Indy Lights racer calculates, then donates, self-imposed carbon fee
By Andy Beahrs
Earlier this year, Indy Lights racer and CCL supporter Aaron Telitz decided to put our favored climate solution, Carbon Fee and Dividend, to the test. As all CCL volunteers know, a common concern people raise about Carbon Fee and Dividend (CF&D) is what it would mean their own pocketbooks. Would CF&D raise the price of food, or of heating their homes? Would it mean being unable to continue a favorite pastime—like watching auto racing—at all? With the help of Wisconsin CCL chapter leader Dan Herscher, Aaron decided to find out.
He knew that a self-imposed carbon fee couldn’t be a perfect match for a CF&D system, since CF&D returns all fees collected to consumers. For that very reason, though, an internal fee of $15/ton fee would be a tougher test than a national system, which would provide every individual with a regular energy dividend check. Aaron decided to wait until season’s end, then calculate the total amount of fuel his team used. He’d then make a contribution to CCE (CCL’s 501c3 partner organization) in line with his total consumption, based on a self-imposed $15/ton carbon fee.
Here’s how it turned out: an Indy Lights season includes test days, practice days, qualifying sessions, and races; all together, that translated to 768 gallons of fuel. Levying $0.15 on each gallon for the self-imposed fee worked out to $115.20 for Aaron and his team.
But CF&D doesn’t stop with fuel—it automatically takes stock of all the carbon embedded in goods across the economy. Like any auto racing, Indy Lights cars are hard on tires, which need to be replaced often. So Aaron looked at EPA data to figure out the amount of carbon embedded in a single pair of specialty racing tires, coming up with a total of 4.44 tons of CO2 per ton of tire produced. At that rate, each 56.38 lb set of tires would be responsible for 0.1252 tons of CO2 emissions; at 58 sets of tires for the season, that meant a total of $108.92.
That was it, then: $115.20 fuel plus $108.92 tires meant a total carbon fee of $224.12 for the entire racing season. Aaron and his team generously donated that money to CCL—and, even more importantly, helped demonstrate that a carbon fee is a totally workable climate solution.

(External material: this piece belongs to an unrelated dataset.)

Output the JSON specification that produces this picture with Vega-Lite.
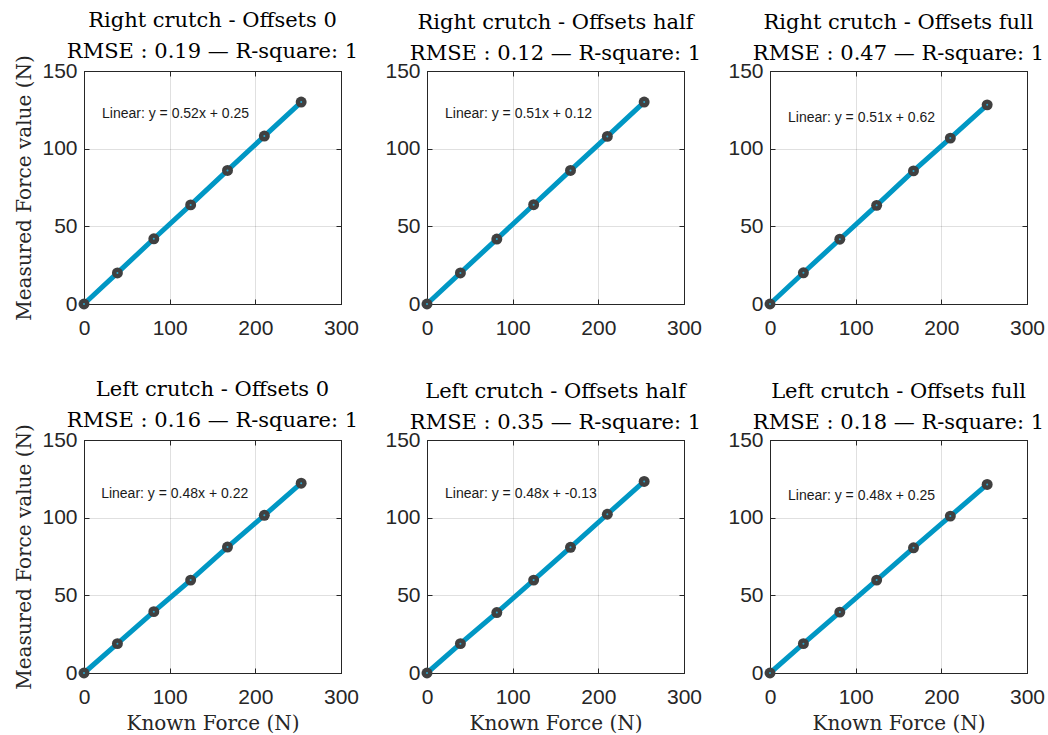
{
  "$schema": "https://vega.github.io/schema/vega-lite/v6.json",
  "background": "white",
  "padding": {"left": 14, "top": 9, "right": 5, "bottom": 5},
  "bounds": "flush",
  "columns": 3,
  "spacing": {"row": 136, "column": 86},
  "config": {
    "view": {"stroke": "#262626", "strokeWidth": 1},
    "axis": {
      "labelFont": "Liberation Sans", "labelFontSize": 21, "labelColor": "#262626",
      "domainColor": "#262626", "tickColor": "#262626", "tickSize": -5,
      "gridColor": "#000000", "gridOpacity": 0.12, "titleFont": "DejaVu Serif", "titleFontSize": 20,
      "titleFontWeight": "normal", "titleColor": "#262626", "labelFlush": false, "labelOverlap": false
    },
    "axisX": {"labelPadding": 18, "titlePadding": 6},
    "axisY": {"labelPadding": 12, "titlePadding": 7},
    "title": {"font": "DejaVu Serif", "fontSize": 21, "fontWeight": "normal", "color": "#000000", "lineHeight": 31, "offset": -4, "anchor": "middle", "frame": "group"}
  },
  "concat": [
    {
      "width": 257, "height": 233,
      "title": {"text": ["Right crutch - Offsets 0", "RMSE : 0.19 — R-square: 1"], "offset": -7},
      "data": {"values": [{"x":0,"y":0},{"x":39,"y":20.0},{"x":81.5,"y":42.0},{"x":124.5,"y":63.8},{"x":167.5,"y":86.0},{"x":210.5,"y":108.1},{"x":253.5,"y":130.0}]},
      "resolve": {"axis": {"x": "independent", "y": "independent"}},
      "layer": [
        {"mark": {"type": "line", "color": "#0097c4", "strokeWidth": 5},
         "encoding": {
           "x": {"field": "x", "type": "quantitative", "scale": {"domain": [0, 300], "nice": false}, "axis": {"values": [0,100,200,300], "title": null}},
           "y": {"field": "y", "type": "quantitative", "scale": {"domain": [0, 150], "nice": false}, "axis": {"values": [0,50,100,150], "title": "Measured Force value (N)"}}
         }},
        {"mark": {"type": "point", "filled": true, "color": "#404040", "size": 120, "opacity": 1},
         "encoding": {"x": {"field": "x", "type": "quantitative", "axis": null}, "y": {"field": "y", "type": "quantitative", "axis": null}}},
        {"mark": {"type": "point", "filled": true, "color": "#2aa8d0", "size": 4, "opacity": 1},
         "encoding": {
           "x": {"field": "x", "type": "quantitative", "axis": {"orient": "top", "values": [0,100,200,300], "labels": false, "grid": false, "title": null}},
           "y": {"field": "y", "type": "quantitative", "axis": {"orient": "right", "values": [0,50,100,150], "labels": false, "grid": false, "title": null}}
         }},
        {"data": {"values": [{"label": "Linear: y = 0.52x + 0.25"}]}, "mark": {"type": "text", "align": "left", "baseline": "middle", "font": "Liberation Sans", "fontSize": 14, "color": "#1a1a1a"}, "encoding": {"x": {"datum": 21, "axis": null}, "y": {"datum": 122, "axis": null}, "text": {"field": "label"}}}
      ]
    },
    {
      "width": 257, "height": 233,
      "title": {"text": ["Right crutch - Offsets half", "RMSE : 0.12 — R-square: 1"]},
      "data": {"values": [{"x":0,"y":0},{"x":39,"y":20.0},{"x":81.5,"y":41.8},{"x":124.5,"y":63.9},{"x":167.5,"y":86.0},{"x":210.5,"y":107.9},{"x":253.5,"y":130.0}]},
      "resolve": {"axis": {"x": "independent", "y": "independent"}},
      "layer": [
        {"mark": {"type": "line", "color": "#0097c4", "strokeWidth": 5},
         "encoding": {
           "x": {"field": "x", "type": "quantitative", "scale": {"domain": [0, 300], "nice": false}, "axis": {"values": [0,100,200,300], "title": null}},
           "y": {"field": "y", "type": "quantitative", "scale": {"domain": [0, 150], "nice": false}, "axis": {"values": [0,50,100,150], "title": null}}
         }},
        {"mark": {"type": "point", "filled": true, "color": "#404040", "size": 120, "opacity": 1},
         "encoding": {"x": {"field": "x", "type": "quantitative", "axis": null}, "y": {"field": "y", "type": "quantitative", "axis": null}}},
        {"mark": {"type": "point", "filled": true, "color": "#2aa8d0", "size": 4, "opacity": 1},
         "encoding": {
           "x": {"field": "x", "type": "quantitative", "axis": {"orient": "top", "values": [0,100,200,300], "labels": false, "grid": false, "title": null}},
           "y": {"field": "y", "type": "quantitative", "axis": {"orient": "right", "values": [0,50,100,150], "labels": false, "grid": false, "title": null}}
         }},
        {"data": {"values": [{"label": "Linear: y = 0.51x + 0.12"}]}, "mark": {"type": "text", "align": "left", "baseline": "middle", "font": "Liberation Sans", "fontSize": 14, "color": "#1a1a1a"}, "encoding": {"x": {"datum": 21, "axis": null}, "y": {"datum": 122, "axis": null}, "text": {"field": "label"}}}
      ]
    },
    {
      "width": 257, "height": 233,
      "title": {"text": ["Right crutch - Offsets full", "RMSE : 0.47 — R-square: 1"]},
      "data": {"values": [{"x":0,"y":0},{"x":39,"y":20.1},{"x":81.5,"y":41.7},{"x":124.5,"y":63.5},{"x":167.5,"y":85.7},{"x":210.5,"y":106.8},{"x":253.5,"y":128.2}]},
      "resolve": {"axis": {"x": "independent", "y": "independent"}},
      "layer": [
        {"mark": {"type": "line", "color": "#0097c4", "strokeWidth": 5},
         "encoding": {
           "x": {"field": "x", "type": "quantitative", "scale": {"domain": [0, 300], "nice": false}, "axis": {"values": [0,100,200,300], "title": null}},
           "y": {"field": "y", "type": "quantitative", "scale": {"domain": [0, 150], "nice": false}, "axis": {"values": [0,50,100,150], "title": null}}
         }},
        {"mark": {"type": "point", "filled": true, "color": "#404040", "size": 120, "opacity": 1},
         "encoding": {"x": {"field": "x", "type": "quantitative", "axis": null}, "y": {"field": "y", "type": "quantitative", "axis": null}}},
        {"mark": {"type": "point", "filled": true, "color": "#2aa8d0", "size": 4, "opacity": 1},
         "encoding": {
           "x": {"field": "x", "type": "quantitative", "axis": {"orient": "top", "values": [0,100,200,300], "labels": false, "grid": false, "title": null}},
           "y": {"field": "y", "type": "quantitative", "axis": {"orient": "right", "values": [0,50,100,150], "labels": false, "grid": false, "title": null}}
         }},
        {"data": {"values": [{"label": "Linear: y = 0.51x + 0.62"}]}, "mark": {"type": "text", "align": "left", "baseline": "middle", "font": "Liberation Sans", "fontSize": 14, "color": "#1a1a1a"}, "encoding": {"x": {"datum": 21, "axis": null}, "y": {"datum": 120, "axis": null}, "text": {"field": "label"}}}
      ]
    },
    {
      "width": 257, "height": 233,
      "title": {"text": ["Left crutch - Offsets 0", "RMSE : 0.16 — R-square: 1"], "offset": -7},
      "data": {"values": [{"x":0,"y":0},{"x":39,"y":18.9},{"x":81.5,"y":39.5},{"x":124.5,"y":59.8},{"x":167.5,"y":81.1},{"x":210.5,"y":101.5},{"x":253.5,"y":122.2}]},
      "resolve": {"axis": {"x": "independent", "y": "independent"}},
      "layer": [
        {"mark": {"type": "line", "color": "#0097c4", "strokeWidth": 5},
         "encoding": {
           "x": {"field": "x", "type": "quantitative", "scale": {"domain": [0, 300], "nice": false}, "axis": {"values": [0,100,200,300], "title": "Known Force (N)"}},
           "y": {"field": "y", "type": "quantitative", "scale": {"domain": [0, 150], "nice": false}, "axis": {"values": [0,50,100,150], "title": "Measured Force value (N)"}}
         }},
        {"mark": {"type": "point", "filled": true, "color": "#404040", "size": 120, "opacity": 1},
         "encoding": {"x": {"field": "x", "type": "quantitative", "axis": null}, "y": {"field": "y", "type": "quantitative", "axis": null}}},
        {"mark": {"type": "point", "filled": true, "color": "#2aa8d0", "size": 4, "opacity": 1},
         "encoding": {
           "x": {"field": "x", "type": "quantitative", "axis": {"orient": "top", "values": [0,100,200,300], "labels": false, "grid": false, "title": null}},
           "y": {"field": "y", "type": "quantitative", "axis": {"orient": "right", "values": [0,50,100,150], "labels": false, "grid": false, "title": null}}
         }},
        {"data": {"values": [{"label": "Linear: y = 0.48x + 0.22"}]}, "mark": {"type": "text", "align": "left", "baseline": "middle", "font": "Liberation Sans", "fontSize": 14, "color": "#1a1a1a"}, "encoding": {"x": {"datum": 20, "axis": null}, "y": {"datum": 115, "axis": null}, "text": {"field": "label"}}}
      ]
    },
    {
      "width": 257, "height": 233,
      "title": {"text": ["Left crutch - Offsets half", "RMSE : 0.35 — R-square: 1"]},
      "data": {"values": [{"x":0,"y":0},{"x":39,"y":18.9},{"x":81.5,"y":38.9},{"x":124.5,"y":59.8},{"x":167.5,"y":80.9},{"x":210.5,"y":102.2},{"x":253.5,"y":123.3}]},
      "resolve": {"axis": {"x": "independent", "y": "independent"}},
      "layer": [
        {"mark": {"type": "line", "color": "#0097c4", "strokeWidth": 5},
         "encoding": {
           "x": {"field": "x", "type": "quantitative", "scale": {"domain": [0, 300], "nice": false}, "axis": {"values": [0,100,200,300], "title": "Known Force (N)"}},
           "y": {"field": "y", "type": "quantitative", "scale": {"domain": [0, 150], "nice": false}, "axis": {"values": [0,50,100,150], "title": null}}
         }},
        {"mark": {"type": "point", "filled": true, "color": "#404040", "size": 120, "opacity": 1},
         "encoding": {"x": {"field": "x", "type": "quantitative", "axis": null}, "y": {"field": "y", "type": "quantitative", "axis": null}}},
        {"mark": {"type": "point", "filled": true, "color": "#2aa8d0", "size": 4, "opacity": 1},
         "encoding": {
           "x": {"field": "x", "type": "quantitative", "axis": {"orient": "top", "values": [0,100,200,300], "labels": false, "grid": false, "title": null}},
           "y": {"field": "y", "type": "quantitative", "axis": {"orient": "right", "values": [0,50,100,150], "labels": false, "grid": false, "title": null}}
         }},
        {"data": {"values": [{"label": "Linear: y = 0.48x + -0.13"}]}, "mark": {"type": "text", "align": "left", "baseline": "middle", "font": "Liberation Sans", "fontSize": 14, "color": "#1a1a1a"}, "encoding": {"x": {"datum": 21, "axis": null}, "y": {"datum": 115, "axis": null}, "text": {"field": "label"}}}
      ]
    },
    {
      "width": 257, "height": 233,
      "title": {"text": ["Left crutch - Offsets full", "RMSE : 0.18 — R-square: 1"]},
      "data": {"values": [{"x":0,"y":0},{"x":39,"y":18.9},{"x":81.5,"y":39.2},{"x":124.5,"y":59.8},{"x":167.5,"y":80.6},{"x":210.5,"y":101.0},{"x":253.5,"y":121.4}]},
      "resolve": {"axis": {"x": "independent", "y": "independent"}},
      "layer": [
        {"mark": {"type": "line", "color": "#0097c4", "strokeWidth": 5},
         "encoding": {
           "x": {"field": "x", "type": "quantitative", "scale": {"domain": [0, 300], "nice": false}, "axis": {"values": [0,100,200,300], "title": "Known Force (N)"}},
           "y": {"field": "y", "type": "quantitative", "scale": {"domain": [0, 150], "nice": false}, "axis": {"values": [0,50,100,150], "title": null}}
         }},
        {"mark": {"type": "point", "filled": true, "color": "#404040", "size": 120, "opacity": 1},
         "encoding": {"x": {"field": "x", "type": "quantitative", "axis": null}, "y": {"field": "y", "type": "quantitative", "axis": null}}},
        {"mark": {"type": "point", "filled": true, "color": "#2aa8d0", "size": 4, "opacity": 1},
         "encoding": {
           "x": {"field": "x", "type": "quantitative", "axis": {"orient": "top", "values": [0,100,200,300], "labels": false, "grid": false, "title": null}},
           "y": {"field": "y", "type": "quantitative", "axis": {"orient": "right", "values": [0,50,100,150], "labels": false, "grid": false, "title": null}}
         }},
        {"data": {"values": [{"label": "Linear: y = 0.48x + 0.25"}]}, "mark": {"type": "text", "align": "left", "baseline": "middle", "font": "Liberation Sans", "fontSize": 14, "color": "#1a1a1a"}, "encoding": {"x": {"datum": 21, "axis": null}, "y": {"datum": 114, "axis": null}, "text": {"field": "label"}}}
      ]
    }
  ]
}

“It’s a great result,” said CCL’s VP of Legislative Affairs, Dr. Danny Richter. “Our volunteers work hard to reassure folks that CF&D doesn’t mean the end of things they love, and this is on-the-ground proof of why that’s the case. What’s more, with a real carbon fee-and-dividend system in place, Aaron and his team would have the energy dividend to work with…it’d be their call how to use it to increase the efficiency of their activities, and in the meantime, it wouldn’t slow them down at all.”
Clearly, a $15/ton carbon fee is not going to break the bank, costing an Indy Lights team just over $200 extra out of an operating budget in the hundreds of thousands. It didn’t stop Aaron from wrapping up the season with a win at the Watkins Glen International—and it will help drive America toward the clean, innovative future we need.